### Supplied data

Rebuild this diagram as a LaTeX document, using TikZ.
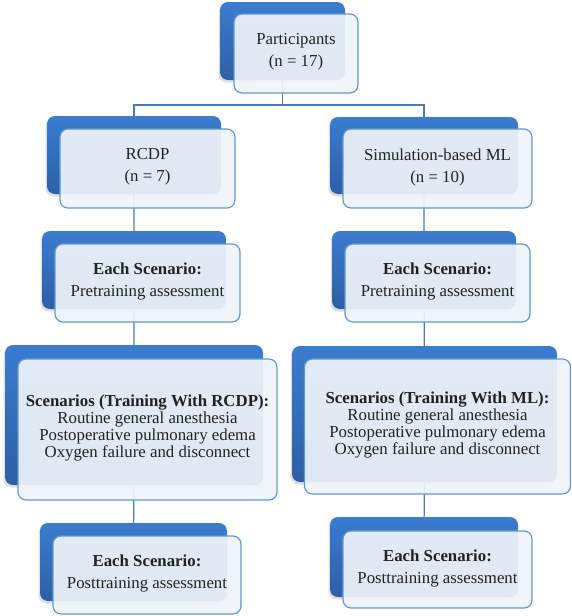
\documentclass[tikz,border=0pt]{standalone}
\usepackage{fontspec}
\setmainfont{Liberation Serif}
\usepackage{tikz}
\usetikzlibrary{shadows}
\usetikzlibrary{backgrounds}
\usetikzlibrary{calc}

\definecolor{boxtop}{HTML}{3B7CCF}
\definecolor{boxbot}{HTML}{2C5FA6}
\definecolor{boxline}{HTML}{5B9BD5}
\definecolor{boxfill}{HTML}{F0F4FA}
\definecolor{linkcol}{HTML}{4A7BBE}
\definecolor{txt}{HTML}{222222}

\begin{document}
\begin{tikzpicture}[x=1pt, y=-1pt,
    back/.style 2 args={rectangle, rounded corners=8pt, top color=boxtop, bottom color=boxbot, draw=none,
        minimum width=#1pt, minimum height=#2pt, inner sep=0pt,
        drop shadow={shadow xshift=-1.5pt, shadow yshift=-2.5pt, opacity=0.25}},
    front/.style 2 args={rectangle, rounded corners=8pt, draw=boxline, line width=1.2pt, fill=boxfill,
        fill opacity=0.92, text opacity=1, text=txt, align=center, inner sep=0pt,
        minimum width=#1pt, minimum height=#2pt, font=\fontsize{16.8}{22}\selectfont},
    link/.style={draw=linkcol, line width=1.2pt}]
        \useasboundingbox (0, 0) rectangle (572, 616);

        \node[back={125}{78}] (partb) at (282.5, 41) {};
        \node[front={124}{79}] (partf) at (296, 53.5) {Participants\\(n = 17)\vspace{3pt}};

        \node[back={174}{78}] (rcdpb) at (134, 155) {};
        \node[front={175}{79}] (rcdpf) at (147.5, 168.5) {RCDP\\(n = 7)\vspace{3pt}};

        \node[back={188}{77}] (simb) at (424, 155.5) {};
        \node[front={189}{79}] (simf) at (437.5, 168.5) {Simulation-based ML\\(n = 10)\vspace{3pt}};

        \node[back={184}{78}] (prelb) at (134, 270) {};
        \node[front={185}{78}] (prelf) at (147.5, 283) {\textbf{Each Scenario:}\\Pretraining assessment\vspace{3pt}};

        \node[back={184}{78}] (prerb) at (424, 270) {};
        \node[front={185}{78}] (prerf) at (437.5, 283) {\textbf{Each Scenario:}\\Pretraining assessment\vspace{3pt}};

        \node[back={258}{140}] (scnlb) at (134, 415) {};
        \node[front={259}{141}, font=\fontsize{16.8}{17}\selectfont] (scnlf) at (147.5, 429.5)
            {\textbf{Scenarios (Training With RCDP):}\\Routine general anesthesia\\Postoperative pulmonary edema\\Oxygen failure and disconnect\vspace{3pt}};

        \node[back={265}{136}] (scnrb) at (424.5, 414) {};
        \node[front={266}{135}, font=\fontsize{16.8}{17}\selectfont] (scnrf) at (437.5, 426.5)
            {\textbf{Scenarios (Training With ML):}\\Routine general anesthesia\\Postoperative pulmonary edema\\Oxygen failure and disconnect\vspace{3pt}};

        \node[back={187}{78}] (postlb) at (133.5, 562) {};
        \node[front={188}{78}] (postlf) at (147, 575) {\textbf{Each Scenario:}\\Posttraining assessment\vspace{3pt}};

        \node[back={188}{80}] (postrb) at (424, 557) {};
        \node[front={189}{77}] (postrf) at (437.5, 569.5) {\textbf{Each Scenario:}\\Posttraining assessment\vspace{3pt}};

        \coordinate (split) at (282.5, 105);

        \begin{scope}[on background layer]
            \draw[link] (partb.center) -- (split) -| (rcdpb.center);
            \draw[link] (split) -| (simb.center);
            \draw[link] (rcdpb.center) -- (prelb.center) -- (scnlb.center) -- (postlb.center);
            \draw[link] (simb.center) -- (prerb.center) -- (scnrb.center) -- (postrb.center);
        \end{scope}
      \end{tikzpicture}
\end{document}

######

[Instruction]:
Leave out the pictures and reproduce the rest of the listing exactly.

[Full solution]:
Rebuild this diagram as a LaTeX document, using TikZ.
\documentclass[tikz,border=0pt]{standalone}
\usepackage{fontspec}
\setmainfont{Liberation Serif}
\usepackage{tikz}
\usetikzlibrary{shadows}
\usetikzlibrary{backgrounds}
\usetikzlibrary{calc}

\definecolor{boxtop}{HTML}{3B7CCF}
\definecolor{boxbot}{HTML}{2C5FA6}
\definecolor{boxline}{HTML}{5B9BD5}
\definecolor{boxfill}{HTML}{F0F4FA}
\definecolor{linkcol}{HTML}{4A7BBE}
\definecolor{txt}{HTML}{222222}

\begin{document}
\begin{tikzpicture}[x=1pt, y=-1pt,
    back/.style 2 args={rectangle, rounded corners=8pt, top color=boxtop, bottom color=boxbot, draw=none,
        minimum width=#1pt, minimum height=#2pt, inner sep=0pt,
        drop shadow={shadow xshift=-1.5pt, shadow yshift=-2.5pt, opacity=0.25}},
    front/.style 2 args={rectangle, rounded corners=8pt, draw=boxline, line width=1.2pt, fill=boxfill,
        fill opacity=0.92, text opacity=1, text=txt, align=center, inner sep=0pt,
        minimum width=#1pt, minimum height=#2pt, font=\fontsize{16.8}{22}\selectfont},
    link/.style={draw=linkcol, line width=1.2pt}]
        \useasboundingbox (0, 0) rectangle (572, 616);

        \node[back={125}{78}] (partb) at (282.5, 41) {};
        \node[front={124}{79}] (partf) at (296, 53.5) {Participants\\(n = 17)\vspace{3pt}};

        \node[back={174}{78}] (rcdpb) at (134, 155) {};
        \node[front={175}{79}] (rcdpf) at (147.5, 168.5) {RCDP\\(n = 7)\vspace{3pt}};

        \node[back={188}{77}] (simb) at (424, 155.5) {};
        \node[front={189}{79}] (simf) at (437.5, 168.5) {Simulation-based ML\\(n = 10)\vspace{3pt}};

        \node[back={184}{78}] (prelb) at (134, 270) {};
        \node[front={185}{78}] (prelf) at (147.5, 283) {\textbf{Each Scenario:}\\Pretraining assessment\vspace{3pt}};

        \node[back={184}{78}] (prerb) at (424, 270) {};
        \node[front={185}{78}] (prerf) at (437.5, 283) {\textbf{Each Scenario:}\\Pretraining assessment\vspace{3pt}};

        \node[back={258}{140}] (scnlb) at (134, 415) {};
        \node[front={259}{141}, font=\fontsize{16.8}{17}\selectfont] (scnlf) at (147.5, 429.5)
            {\textbf{Scenarios (Training With RCDP):}\\Routine general anesthesia\\Postoperative pulmonary edema\\Oxygen failure and disconnect\vspace{3pt}};

        \node[back={265}{136}] (scnrb) at (424.5, 414) {};
        \node[front={266}{135}, font=\fontsize{16.8}{17}\selectfont] (scnrf) at (437.5, 426.5)
            {\textbf{Scenarios (Training With ML):}\\Routine general anesthesia\\Postoperative pulmonary edema\\Oxygen failure and disconnect\vspace{3pt}};

        \node[back={187}{78}] (postlb) at (133.5, 562) {};
        \node[front={188}{78}] (postlf) at (147, 575) {\textbf{Each Scenario:}\\Posttraining assessment\vspace{3pt}};

        \node[back={188}{80}] (postrb) at (424, 557) {};
        \node[front={189}{77}] (postrf) at (437.5, 569.5) {\textbf{Each Scenario:}\\Posttraining assessment\vspace{3pt}};

        \coordinate (split) at (282.5, 105);

        \begin{scope}[on background layer]
            \draw[link] (partb.center) -- (split) -| (rcdpb.center);
            \draw[link] (split) -| (simb.center);
            \draw[link] (rcdpb.center) -- (prelb.center) -- (scnlb.center) -- (postlb.center);
            \draw[link] (simb.center) -- (prerb.center) -- (scnrb.center) -- (postrb.center);
        \end{scope}
      \end{tikzpicture}
\end{document}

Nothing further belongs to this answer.